*Work to be completed*.
Transcribe every line exactly and omit anything that is a picture.

*Source data*.
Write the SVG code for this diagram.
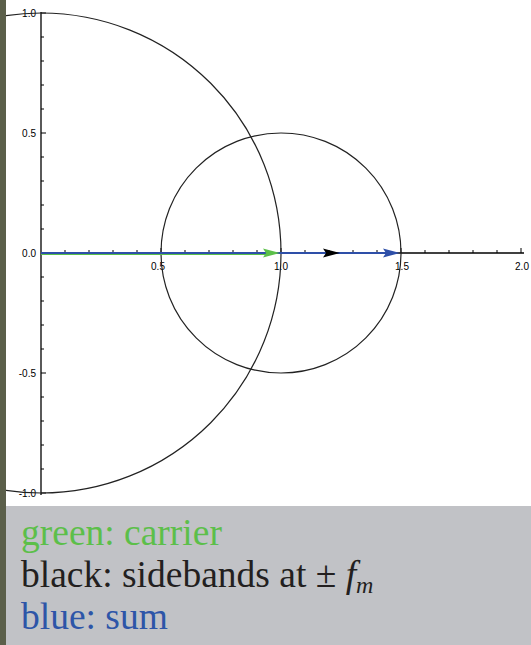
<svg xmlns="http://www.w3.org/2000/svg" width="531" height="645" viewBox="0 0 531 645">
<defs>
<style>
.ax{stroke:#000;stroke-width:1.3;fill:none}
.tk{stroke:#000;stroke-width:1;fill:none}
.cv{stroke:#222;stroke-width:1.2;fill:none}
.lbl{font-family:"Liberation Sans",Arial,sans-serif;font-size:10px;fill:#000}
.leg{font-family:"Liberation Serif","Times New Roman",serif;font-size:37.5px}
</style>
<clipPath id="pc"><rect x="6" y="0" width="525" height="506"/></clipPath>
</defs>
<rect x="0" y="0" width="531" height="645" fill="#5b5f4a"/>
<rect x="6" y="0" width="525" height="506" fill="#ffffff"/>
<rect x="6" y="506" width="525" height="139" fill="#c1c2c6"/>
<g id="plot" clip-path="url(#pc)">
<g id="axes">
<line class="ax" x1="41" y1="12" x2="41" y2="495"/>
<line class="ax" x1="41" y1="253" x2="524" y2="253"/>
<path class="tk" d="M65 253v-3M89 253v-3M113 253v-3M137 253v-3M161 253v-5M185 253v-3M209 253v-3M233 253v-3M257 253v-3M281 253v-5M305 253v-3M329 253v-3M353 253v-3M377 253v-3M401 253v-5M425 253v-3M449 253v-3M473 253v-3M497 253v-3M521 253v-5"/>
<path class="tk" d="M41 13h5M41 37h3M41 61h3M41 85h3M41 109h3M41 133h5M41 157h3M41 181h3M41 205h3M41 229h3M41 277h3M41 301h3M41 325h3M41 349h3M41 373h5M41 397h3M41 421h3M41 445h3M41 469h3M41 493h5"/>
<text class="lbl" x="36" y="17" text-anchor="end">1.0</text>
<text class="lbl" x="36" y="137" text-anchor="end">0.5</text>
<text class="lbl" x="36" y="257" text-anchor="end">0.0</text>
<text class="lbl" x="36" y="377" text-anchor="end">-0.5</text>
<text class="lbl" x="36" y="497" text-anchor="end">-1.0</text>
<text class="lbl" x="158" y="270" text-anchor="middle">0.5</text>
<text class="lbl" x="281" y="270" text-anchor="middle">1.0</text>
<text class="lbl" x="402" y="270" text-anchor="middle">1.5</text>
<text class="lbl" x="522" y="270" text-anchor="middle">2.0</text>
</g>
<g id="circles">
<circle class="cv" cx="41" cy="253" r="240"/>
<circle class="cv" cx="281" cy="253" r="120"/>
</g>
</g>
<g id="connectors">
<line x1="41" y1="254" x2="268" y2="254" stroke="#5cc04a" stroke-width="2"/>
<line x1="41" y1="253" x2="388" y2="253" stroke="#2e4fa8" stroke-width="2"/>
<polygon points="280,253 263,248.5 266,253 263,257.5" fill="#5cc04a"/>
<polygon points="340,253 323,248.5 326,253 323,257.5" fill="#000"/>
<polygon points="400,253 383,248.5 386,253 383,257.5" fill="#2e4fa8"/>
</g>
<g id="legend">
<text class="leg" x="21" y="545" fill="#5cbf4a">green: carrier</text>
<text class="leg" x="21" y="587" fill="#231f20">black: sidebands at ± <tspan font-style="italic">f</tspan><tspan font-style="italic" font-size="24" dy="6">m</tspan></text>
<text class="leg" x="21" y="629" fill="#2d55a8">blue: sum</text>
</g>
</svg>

*Answer in full*.
Write the SVG code for this diagram.
<svg xmlns="http://www.w3.org/2000/svg" width="531" height="645" viewBox="0 0 531 645">
<defs>
<style>
.ax{stroke:#000;stroke-width:1.3;fill:none}
.tk{stroke:#000;stroke-width:1;fill:none}
.cv{stroke:#222;stroke-width:1.2;fill:none}
.lbl{font-family:"Liberation Sans",Arial,sans-serif;font-size:10px;fill:#000}
.leg{font-family:"Liberation Serif","Times New Roman",serif;font-size:37.5px}
</style>
<clipPath id="pc"><rect x="6" y="0" width="525" height="506"/></clipPath>
</defs>
<rect x="0" y="0" width="531" height="645" fill="#5b5f4a"/>
<rect x="6" y="0" width="525" height="506" fill="#ffffff"/>
<rect x="6" y="506" width="525" height="139" fill="#c1c2c6"/>
<g id="plot" clip-path="url(#pc)">
<g id="axes">
<line class="ax" x1="41" y1="12" x2="41" y2="495"/>
<line class="ax" x1="41" y1="253" x2="524" y2="253"/>
<path class="tk" d="M65 253v-3M89 253v-3M113 253v-3M137 253v-3M161 253v-5M185 253v-3M209 253v-3M233 253v-3M257 253v-3M281 253v-5M305 253v-3M329 253v-3M353 253v-3M377 253v-3M401 253v-5M425 253v-3M449 253v-3M473 253v-3M497 253v-3M521 253v-5"/>
<path class="tk" d="M41 13h5M41 37h3M41 61h3M41 85h3M41 109h3M41 133h5M41 157h3M41 181h3M41 205h3M41 229h3M41 277h3M41 301h3M41 325h3M41 349h3M41 373h5M41 397h3M41 421h3M41 445h3M41 469h3M41 493h5"/>
<text class="lbl" x="36" y="17" text-anchor="end">1.0</text>
<text class="lbl" x="36" y="137" text-anchor="end">0.5</text>
<text class="lbl" x="36" y="257" text-anchor="end">0.0</text>
<text class="lbl" x="36" y="377" text-anchor="end">-0.5</text>
<text class="lbl" x="36" y="497" text-anchor="end">-1.0</text>
<text class="lbl" x="158" y="270" text-anchor="middle">0.5</text>
<text class="lbl" x="281" y="270" text-anchor="middle">1.0</text>
<text class="lbl" x="402" y="270" text-anchor="middle">1.5</text>
<text class="lbl" x="522" y="270" text-anchor="middle">2.0</text>
</g>
<g id="circles">
<circle class="cv" cx="41" cy="253" r="240"/>
<circle class="cv" cx="281" cy="253" r="120"/>
</g>
</g>
<g id="connectors">
<line x1="41" y1="254" x2="268" y2="254" stroke="#5cc04a" stroke-width="2"/>
<line x1="41" y1="253" x2="388" y2="253" stroke="#2e4fa8" stroke-width="2"/>
<polygon points="280,253 263,248.5 266,253 263,257.5" fill="#5cc04a"/>
<polygon points="340,253 323,248.5 326,253 323,257.5" fill="#000"/>
<polygon points="400,253 383,248.5 386,253 383,257.5" fill="#2e4fa8"/>
</g>
<g id="legend">
<text class="leg" x="21" y="545" fill="#5cbf4a">green: carrier</text>
<text class="leg" x="21" y="587" fill="#231f20">black: sidebands at ± <tspan font-style="italic">f</tspan><tspan font-style="italic" font-size="24" dy="6">m</tspan></text>
<text class="leg" x="21" y="629" fill="#2d55a8">blue: sum</text>
</g>
</svg>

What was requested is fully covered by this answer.